Common Questions & Swaps

  • Use refined or extra virgin coconut oil in this recipe.
  • You can swap the coconut oil with unsalted vegan butter.
  • Feel free to substitute the organic cane sugar with granulated sugar.
  • Can I use another type of sugar instead of brown? I have successfully made this recipe with coconut sugar as well.
  • Can I use coconut milk from a can as my plant based milk? I would suggest to stick with unsweetened plant based milks from a carton such as soy, oat, cashew, or almond.

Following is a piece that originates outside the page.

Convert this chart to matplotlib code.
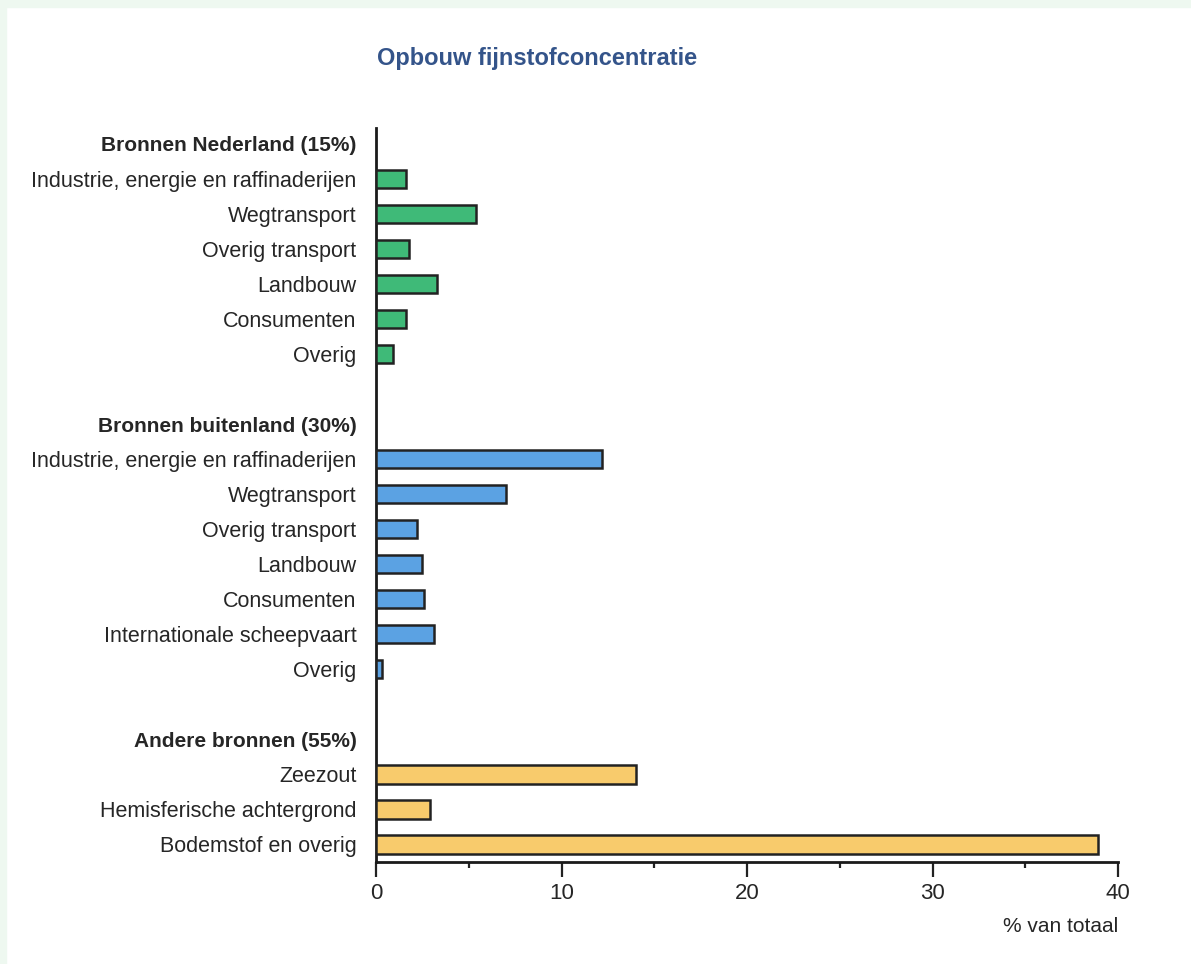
import matplotlib
matplotlib.use("Agg")
import matplotlib.pyplot as plt
from matplotlib.patches import Rectangle
from matplotlib import font_manager

# ---- data ----
groups = ["Bronnen Nederland (15%)", "Bronnen buitenland (30%)", "Andere bronnen (55%)"]
nl_labels = ["Industrie, energie en raffinaderijen", "Wegtransport", "Overig transport",
             "Landbouw", "Consumenten", "Overig"]
nl_values = [1.6, 5.4, 1.8, 3.3, 1.6, 0.9]
bl_labels = ["Industrie, energie en raffinaderijen", "Wegtransport", "Overig transport",
             "Landbouw", "Consumenten", "Internationale scheepvaart", "Overig"]
bl_values = [12.2, 7.0, 2.2, 2.5, 2.6, 3.1, 0.3]
ot_labels = ["Zeezout", "Hemisferische achtergrond", "Bodemstof en overig"]
ot_values = [14.0, 2.9, 38.9]
x_ticks = [0, 10, 20, 30, 40]
x_minor = [5, 15, 25, 35]

colors = ["#3fba78", "#5ba2e3", "#f8cb6c"]

names = {f.name for f in font_manager.fontManager.ttflist}
narrow = "Liberation Sans Narrow" if "Liberation Sans Narrow" in names else "Liberation Sans"

fig = plt.figure(figsize=(11.91, 9.64), dpi=100)
fig.patch.set_facecolor("white")
# mint border strips (left and top)
fig.add_artist(Rectangle((0, 0), 6 / 1191, 1, transform=fig.transFigure, color="#eef8f0", zorder=0))
fig.add_artist(Rectangle((0, 1 - 7 / 964), 1, 7 / 964, transform=fig.transFigure, color="#eef8f0", zorder=0))

ax = fig.add_axes([376 / 1191, 1 - 862 / 964, (1118 - 376) / 1191, (862 - 128) / 964])

txt_color = "#262626"
ylabels = []
pos = 0
for gi, (g, labs, vals) in enumerate(zip(groups, [nl_labels, bl_labels, ot_labels],
                                         [nl_values, bl_values, ot_values])):
    ylabels.append((pos, g, True))
    pos += 1
    ys = list(range(pos, pos + len(vals)))
    ax.barh(ys, vals, height=0.52, color=colors[gi], edgecolor="#222222", linewidth=1.8, zorder=3)
    for y, l in zip(ys, labs):
        ylabels.append((y, l, False))
    pos += len(vals) + 1

ax.set_ylim(20.5, -0.45)
ax.set_xlim(0, 40)
ax.set_yticks([p for p, _, _ in ylabels])
ax.set_yticklabels([l for _, l, _ in ylabels])
for t, (_, _, b) in zip(ax.get_yticklabels(), ylabels):
    if b:
        t.set_fontfamily("Liberation Sans")
        t.set_fontweight("bold")
        t.set_fontsize(15)
    else:
        t.set_fontfamily(narrow)
        t.set_fontsize(15.5)
    t.set_color(txt_color)
ax.tick_params(axis="y", length=0, pad=14)

ax.set_xticks(x_ticks)
ax.set_xticks(x_minor, minor=True)
ax.set_xticklabels([str(v) for v in x_ticks], fontfamily=narrow, fontsize=16, color=txt_color)
ax.tick_params(axis="x", which="major", length=11, width=1.6, direction="out", pad=4, color="#222222")
ax.tick_params(axis="x", which="minor", length=4.5, width=1.6, direction="out", color="#222222")

for s in ["top", "right"]:
    ax.spines[s].set_visible(False)
for s in ["left", "bottom"]:
    ax.spines[s].set_linewidth(2)
    ax.spines[s].set_color("#1a1a1a")

fig.text(537 / 1191, 1 - 58 / 964, "Opbouw fijnstofconcentratie", ha="center", va="center",
         fontsize=17, fontweight="bold", color="#34548a", fontfamily=narrow)
fig.text(1118 / 1191, 1 - 926 / 964, "% van totaal", ha="right", va="center",
         fontsize=15, color=txt_color, fontfamily=narrow)

fig.savefig("out.png", dpi=100, facecolor=fig.get_facecolor())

  • Can I replace the all-purpose flour with another kind of flour? My personal favorite variation of this recipe is using half all-purpose, half whole-wheat flour. I find that yields a cookie with a little more chewiness, but you can stick with 100% all-purpose or 100% whole wheat. I have not tested this recipe with gluten-free flour yet.
  • For the chocolate in this recipe:
    • I love to do a triple chocolate mix when I can so 1/3 chopped dark chocolate (over 70%), 1/3 semi-sweet chocolate chips or chopped vegan milk chocolate, 1/3 vegan white chocolate chips.
    • Another favorite mix of mine is 1/2 chopped dark chocolate, 1/2 semi-sweet chocolate chips or chopped vegan milk chocolate.